[MUD-Dev] Re: Hex-grid mapping (example from PSL empire)
Pericolo DiMorte
choke at sirius.com
Wed Dec 2 10:15:35 CET 1998
----- Original Message -----
From: quzah [sotfhome] <quzah at softhome.net>
To: <mud-dev at kanga.nu>
Sent: Tuesday, December 01, 1998 10:32 PM
Subject: [MUD-Dev] Re: Hex-grid mapping
>From: James Wilson <jwilson at rochester.rr.com> on Tuesday, December 01, 1998 9:39
>PM
>Subject: [MUD-Dev] Re: Hex-grid mapping
>
>
>>On Tue, 01 Dec 1998, Jon Leonard wrote:
>>>On Tue, Dec 01, 1998 at 07:51:24PM -0500, James Wilson wrote:
>
>[snip]
>>>Would you have been happier if I'd drawn my hexes like this?
>>>
>>> / \ / \ / \ / \
>>> / \ / \ / \ / \
>>> | 0,2 | 1,2 | 2,2 | 3,2 |
>>> | | | | |
>>> / \ / \ / \ / \ /
>>> / \ / \ / \ / \ /
>>> | 0,1 | 1,1 | 2,1 | 3,1 |
>>> | | | | |
>>> / \ / \ / \ / \ /
>>> / \ / \ / \ / \ /
>>>| 0,0 | 1,0 | 2,0 | 3,0 |
>>>| | | | |
>>> \ / \ / \ / \ /
>>> \ / \ / \ / \ /
>>>
>>>Those are really hexagons... And the six neighbors have the coordinate
>>>deltas I specified.
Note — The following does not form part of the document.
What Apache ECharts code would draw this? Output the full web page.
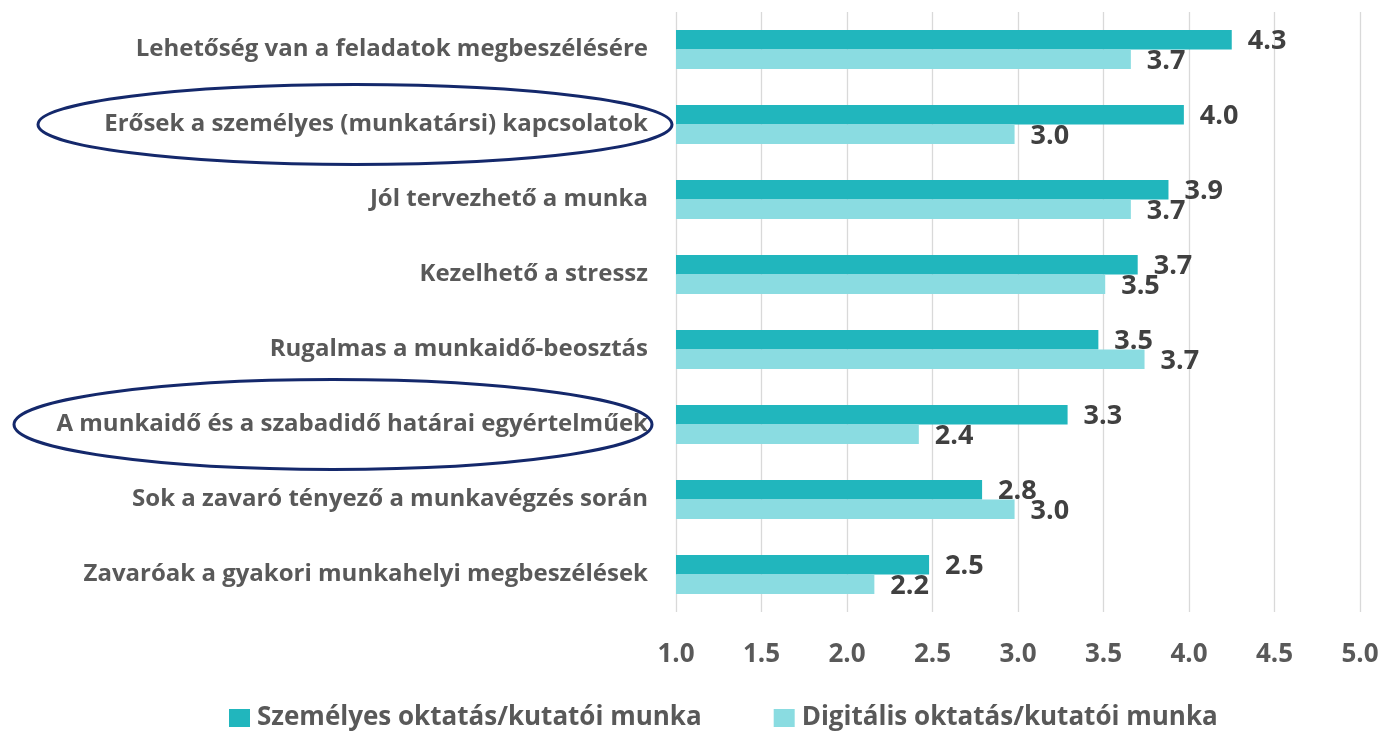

The fact that they don't look pretty in ASCII graphics
>>>says little about the math.
>
>[snip]
>>nevertheless there are eight neighbors of each node, not six. perhaps he
>doesn't
>>care about that.
>>
>>James
>
>
>I'm not sure I follow here. Where are the extra two neighbors that only you
>see?
look, I don't mind seeing an inordinately large number of fairly uninitiated posts
by you, quzah - but can you at least be courteous to people who *do* contribute
to the list constructively?
This is the same hex system that PSL Empire used in its final incarnation, by
the way. He took what was essentially a 2d array and shifted every even row by one
so that the displayed map looked like this
- 000000000000
- 112233445566
- 00 X X X X X X
- 01 X X X X X X
- 02 X X X X X X
- 03 X X X X X X
- 04 X X X X X X
- 05 X X X X X X
- 06 X X X X X X
Looks like crap with this stupid font. Oh well.
Anyhow for example: 2,3 has 6 neighbors which include the 4 hexes at the diagonals of each 'cell' plus the one above and one
below skipping a row.
By the way, I wonder what Peter Langston is up to these days?